A pilot project to detect and prevent illegal logging in the Indonesian rainforest using recycled mobile phones has just been completed in western Sumatra by San Francisco-based startup, Rainforest Connection. Four devices, adapted to detect the noise of chainsaws at distances of up to 1 km, were distributed throughout a 100 hectare protected reserve near Padang, managed by the Kalaweit environmental organisation. Each device continuously monitors audible frequencies and uploads the data every five minutes to 'the cloud'. The devices are able to detect abnormal frequencies (chainsaw noises), and then pinpoint the location based on how loud the sound is.

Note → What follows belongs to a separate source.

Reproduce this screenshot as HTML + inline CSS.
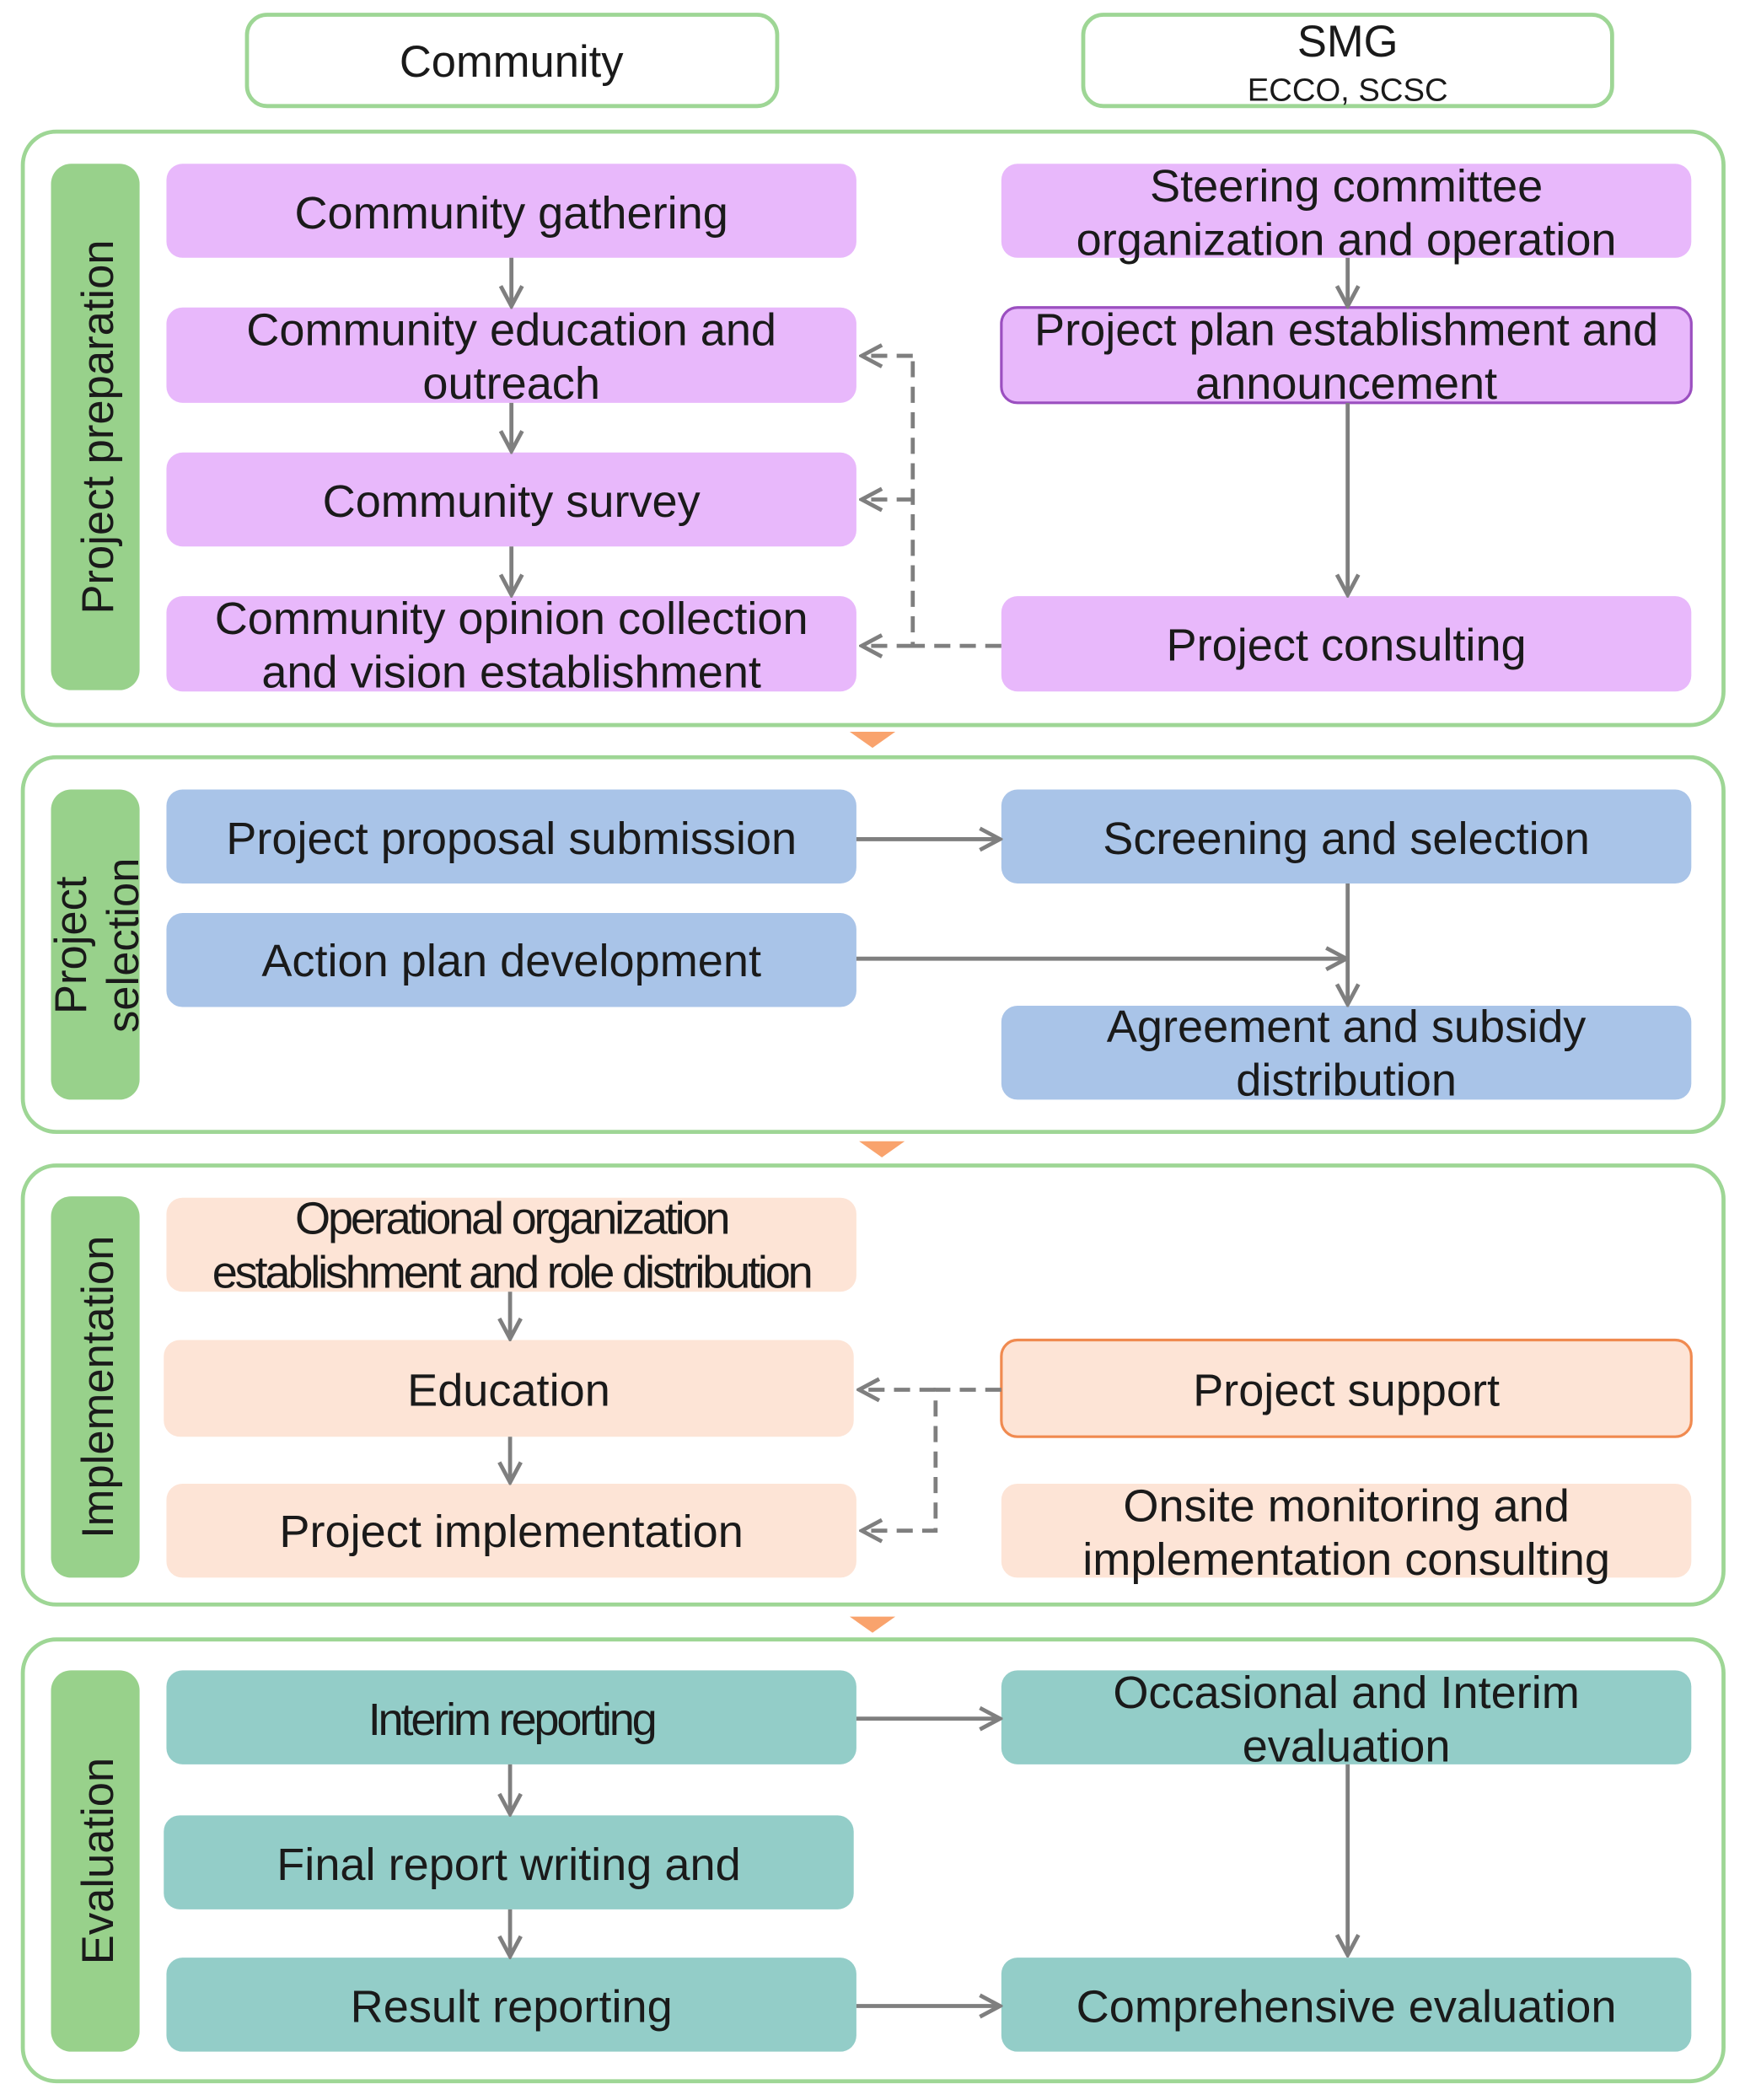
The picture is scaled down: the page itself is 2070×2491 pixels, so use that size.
<!DOCTYPE html>
<html><head><meta charset="utf-8"><style>
html,body{margin:0;padding:0;background:#fff}
svg{display:block}
text{font-family:"Liberation Sans",sans-serif;fill:#1a1a1a;text-anchor:middle}
</style></head><body>
<svg width="2070" height="2491" viewBox="0 0 1300 1564" preserveAspectRatio="none" xmlns="http://www.w3.org/2000/svg">
<defs>
<marker id="a" viewBox="0 0 20 20" refX="18" refY="10" markerWidth="20" markerHeight="20" markerUnits="userSpaceOnUse" orient="auto">
<path d="M3,2 L18,10 L3,18" fill="none" stroke="#7f7f7f" stroke-width="3"/>
</marker>
</defs>
<rect x="184" y="11" width="395" height="68" rx="15" fill="#fff" stroke="#9ed695" stroke-width="3"/>
<text x="381" y="57" font-size="33">Community</text>
<rect x="807" y="11" width="394" height="68" rx="15" fill="#fff" stroke="#9ed695" stroke-width="3"/>
<text x="1004" y="42" font-size="33">SMG</text>
<text x="1004" y="75" font-size="24">ECCO, SCSC</text>

<g fill="#fff" stroke="#9ed695" stroke-width="3">
<rect x="17" y="98" width="1267" height="442" rx="25"/>
<rect x="17" y="564" width="1267" height="279" rx="25"/>
<rect x="17" y="868" width="1267" height="327" rx="25"/>
<rect x="17" y="1221" width="1267" height="329" rx="25"/>
</g>
<g fill="#f9a36d">
<path d="M633,545 L667,545 L650,557Z"/>
<path d="M640,850 L674,850 L657,862Z"/>
<path d="M633,1204 L667,1204 L650,1216Z"/>
</g>
<g fill="#98d18b">
<rect x="38" y="122" width="66" height="392" rx="15"/>
<rect x="38" y="588" width="66" height="231" rx="15"/>
<rect x="38" y="891" width="66" height="284" rx="15"/>
<rect x="38" y="1244" width="66" height="284" rx="15"/>
</g>
<text font-size="33" transform="translate(84,318) rotate(-90)">Project preparation</text>
<text font-size="33" transform="translate(64,704) rotate(-90)">Project</text>
<text font-size="33" transform="translate(103,704) rotate(-90)">selection</text>
<text font-size="33" transform="translate(84,1033) rotate(-90)">Implementation</text>
<text font-size="33" transform="translate(84,1386) rotate(-90)">Evaluation</text>

<g fill="#e8b8fb">
<rect x="124" y="122" width="514" height="70" rx="12"/>
<rect x="124" y="229" width="514" height="71" rx="12"/>
<rect x="124" y="337" width="514" height="70" rx="12"/>
<rect x="124" y="444" width="514" height="71" rx="12"/>
<rect x="746" y="122" width="514" height="70" rx="12"/>
<rect x="746" y="229" width="514" height="71" rx="12" stroke="#9b4fc0" stroke-width="2"/>
<rect x="746" y="444" width="514" height="71" rx="12"/>
</g>
<g fill="#a9c4e8">
<rect x="124" y="588" width="514" height="70" rx="12"/>
<rect x="124" y="680" width="514" height="70" rx="12"/>
<rect x="746" y="588" width="514" height="70" rx="12"/>
<rect x="746" y="749" width="514" height="70" rx="12"/>
</g>
<g fill="#fde4d6">
<rect x="124" y="892" width="514" height="70" rx="12"/>
<rect x="122" y="998" width="514" height="72" rx="12"/>
<rect x="124" y="1105" width="514" height="70" rx="12"/>
<rect x="746" y="998" width="514" height="72" rx="12" stroke="#f08a50" stroke-width="2"/>
<rect x="746" y="1105" width="514" height="70" rx="12"/>
</g>
<g fill="#93cdc8">
<rect x="124" y="1244" width="514" height="70" rx="12"/>
<rect x="122" y="1352" width="514" height="70" rx="12"/>
<rect x="124" y="1458" width="514" height="70" rx="12"/>
<rect x="746" y="1244" width="514" height="70" rx="12"/>
<rect x="746" y="1458" width="514" height="70" rx="12"/>
</g>

<g font-size="34">
<text x="381" y="170">Community gathering</text>
<text x="381" y="257">Community education and</text>
<text x="381" y="297">outreach</text>
<text x="381" y="385">Community survey</text>
<text x="381" y="472">Community opinion collection</text>
<text x="381" y="512">and vision establishment</text>
<text x="1003" y="150">Steering committee</text>
<text x="1003" y="190">organization and operation</text>
<text x="1003" y="257">Project plan establishment and</text>
<text x="1003" y="297">announcement</text>
<text x="1003" y="492">Project consulting</text>
<text x="381" y="636">Project proposal submission</text>
<text x="381" y="727">Action plan development</text>
<text x="1003" y="636">Screening and selection</text>
<text x="1003" y="776">Agreement and subsidy</text>
<text x="1003" y="816">distribution</text>
<text x="381" y="919" letter-spacing="-2">Operational organization</text>
<text x="381" y="959" letter-spacing="-2">establishment and role distribution</text>
<text x="379" y="1047">Education</text>
<text x="381" y="1152">Project implementation</text>
<text x="1003" y="1047">Project support</text>
<text x="1003" y="1133">Onsite monitoring and</text>
<text x="1003" y="1173">implementation consulting</text>
<text x="381" y="1292" letter-spacing="-2">Interim reporting</text>
<text x="379" y="1400">Final report writing and</text>
<text x="381" y="1506">Result reporting</text>
<text x="1003" y="1272">Occasional and Interim</text>
<text x="1003" y="1312">evaluation</text>
<text x="1003" y="1506">Comprehensive evaluation</text>
</g>

<g stroke="#7f7f7f" stroke-width="3" fill="none" marker-end="url(#a)">
<path d="M381,192 V228"/>
<path d="M381,300 V336"/>
<path d="M381,407 V443"/>
<path d="M1004,192 V228"/>
<path d="M1004,300 V443"/>
<path d="M638,625 H745"/>
<path d="M638,714 H1003"/>
<path d="M1004,658 V748"/>
<path d="M380,962 V997"/>
<path d="M380,1070 V1104"/>
<path d="M638,1280 H745"/>
<path d="M380,1314 V1351"/>
<path d="M380,1422 V1457"/>
<path d="M1004,1314 V1456"/>
<path d="M638,1494 H745"/>
</g>
<g stroke="#7f7f7f" stroke-width="3" fill="none" stroke-dasharray="12,7">
<path d="M746,481 H680 V265"/>
<path d="M680,372 H642" marker-end="url(#a)"/>
<path d="M680,265 H642" marker-end="url(#a)"/>
<path d="M680,481 H642" marker-end="url(#a)"/>
<path d="M746,1035 H697 V1140 H642" marker-end="url(#a)"/>
<path d="M697,1035 H640" marker-end="url(#a)"/>
</g>
</svg>
</body></html>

Each event will also be picked up by at least two devices, which allows a central, cloud-based database to calculate the location of the chainsaw noise. The aim is that these alerts will be sent (in real-time) to responsible agents in the forest to follow-up.

"Quite a few problems can be solved by this real-time element," explains Topher White, founder of Rainforest Connection. "In rainforests it has never previously been feasible, or affordable, to monitor large areas of forest in such a preventative manner. With this new system we can now actually intervene in logging and poaching events before the damage has been done. Streaming the data in real-time also reduces the chances of censorship." White hopes that people from all over the world will take part in the project by following the real-time alerts through mobile apps - enabling a new generation to become enthused about saving the rainforest.

"The first pilot worked quite well," White reveals. "We learned a great deal about the manner in which chainsaw noises travel through the forest and the system successfully detected logging. This was a technological victory for us." Data from the pilot project is currently being used to improve the system, which will officially be launched in August, at which point, crowd-sourced funding will be sought to fund the expansion of the project. Steps are already in motion to test the system in larger reserves in Indonesian Borneo in the coming months.